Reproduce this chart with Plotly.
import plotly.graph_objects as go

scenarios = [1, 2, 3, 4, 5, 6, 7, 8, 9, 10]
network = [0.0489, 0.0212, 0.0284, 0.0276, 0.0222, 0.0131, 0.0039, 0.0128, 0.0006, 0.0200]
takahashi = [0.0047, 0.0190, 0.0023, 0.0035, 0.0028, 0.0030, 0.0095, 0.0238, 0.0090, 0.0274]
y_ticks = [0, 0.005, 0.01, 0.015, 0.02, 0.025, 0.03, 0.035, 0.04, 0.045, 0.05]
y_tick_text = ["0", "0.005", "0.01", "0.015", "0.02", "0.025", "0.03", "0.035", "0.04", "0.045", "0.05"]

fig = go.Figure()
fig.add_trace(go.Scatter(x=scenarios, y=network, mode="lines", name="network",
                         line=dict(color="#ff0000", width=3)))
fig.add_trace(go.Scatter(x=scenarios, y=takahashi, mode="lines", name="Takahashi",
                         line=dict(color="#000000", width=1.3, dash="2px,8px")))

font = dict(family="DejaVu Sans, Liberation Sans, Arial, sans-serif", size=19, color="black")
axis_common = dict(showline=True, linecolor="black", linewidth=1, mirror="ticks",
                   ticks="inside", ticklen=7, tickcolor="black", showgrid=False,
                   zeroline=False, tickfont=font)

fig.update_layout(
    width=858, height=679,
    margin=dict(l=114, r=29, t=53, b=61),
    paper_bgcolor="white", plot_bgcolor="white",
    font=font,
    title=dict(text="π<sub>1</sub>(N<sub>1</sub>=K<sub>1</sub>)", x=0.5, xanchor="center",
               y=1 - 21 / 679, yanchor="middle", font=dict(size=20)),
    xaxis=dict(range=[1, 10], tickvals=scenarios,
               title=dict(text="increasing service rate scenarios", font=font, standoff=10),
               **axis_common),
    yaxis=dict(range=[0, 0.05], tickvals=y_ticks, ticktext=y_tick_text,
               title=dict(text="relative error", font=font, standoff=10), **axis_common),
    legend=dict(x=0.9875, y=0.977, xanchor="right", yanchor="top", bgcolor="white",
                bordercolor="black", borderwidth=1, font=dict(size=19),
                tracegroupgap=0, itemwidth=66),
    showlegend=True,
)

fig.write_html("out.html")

● Goal: Give back exactly the material above from its opening line to the line bearing "import plotly.graph_objects as go".

● Answer for the task:
Reproduce this chart with Plotly.
import plotly.graph_objects as go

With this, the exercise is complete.